O presidente da República concede entrevista exclusiva a uma emissora de TV. Antes da exibição no telejornal da casa, um trecho é divulgado por uma corretora cheia de clientes que ganham dinheiro com especulação no mercado financeiro. Foi o que aconteceu na terça-feira, 16 de julho. O vazamento da informação foi atribuído à jornalista Renata Varandas, que entrevistou Lula para a Record TV. Ela foi demitida.

Este já é um dos maiores escândalos de que se tem notícia envolvendo um nome da grande imprensa brasileira. Varandas é sócia da Capital Advice, uma agência de análise política. Pelo que se sabe, assim que terminou a entrevista, ela repassou o conteúdo de um trecho da fala de Lula à Advice. Em seguida, a informação chegou à corretora BGC, que é cliente da empresa da repórter. Conflito de interesse na veia.

Assim que a BGC divulgou uma declaração de Lula, o dólar subiu. Ou seja, a ação da repórter pode ter gerado lucro a investidores, além de causar instabilidade na economia. Para piorar, o que a corretora divulgou não é exatamente o que Lula dissera, como fica evidente na entrevista completa divulgada pela Record na noite da terça-feira.
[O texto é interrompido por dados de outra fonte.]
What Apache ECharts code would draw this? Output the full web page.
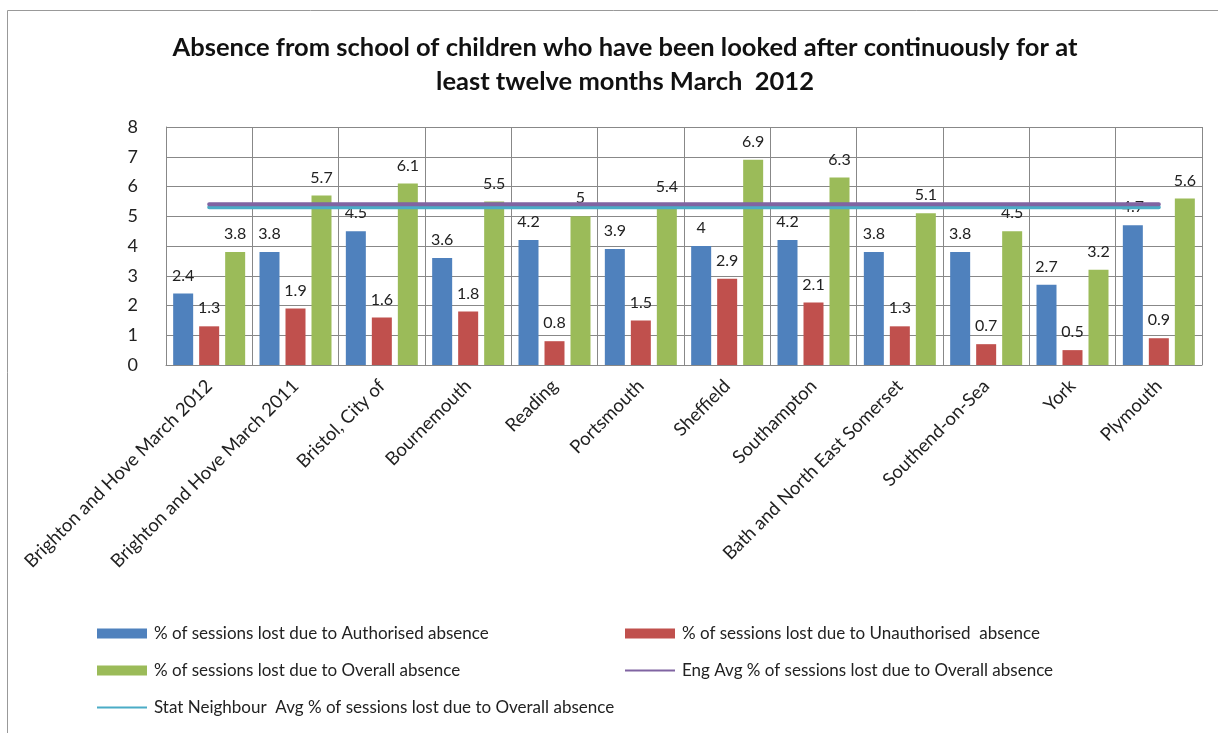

O ministro Fernando Haddad reforçou que a fala de Lula estava distorcida pela corretora.

Renata Varandas estava na Record desde 2007. Experiente na cobertura de política em Brasília, era um nome em ascensão no jornalismo da emissora. A TV disse que não sabia que ela era sócia de uma empresa de consultoria desse tipo. Depois de uma rápida apuração do caso, a decisão foi pela rescisão do contrato com a profissional.

O caso lembra dois episódios ocorridos no Grupo Globo. Em 2019, o então apresentador do Jornal Hoje, Dony de Nuccio, perdeu o emprego após a revelação de que recebera 7 milhões de reais para produzir conteúdo para o Bradesco. Sua atuação paralela era desconhecida pela TV Globo. Assim como Varandas, estava em alta na emissora.

A outra situação é mais antiga e envolveu um medalhão da velha imprensa. Colunista de O Globo e comentarista no Bom Dia Brasil, Ricardo Boechat foi demitido após aparecer numa conversa grampeada. Num diálogo com um empresário, ele antecipava o teor de informações que publicaria no dia seguinte no jornal. O grampo foi divulgado pela Veja.

Jornalistas fazendo jogo duplo fere de morte a credibilidade da imprensa. Certamente não é caso isolado. O que torna escandaloso o ocorrido com a entrevista da Record é o fato de envolver nada menos que o presidente da República. Até onde sei, é a primeira vez que algo assim acontece. A demissão sumária era a única alternativa à emissora.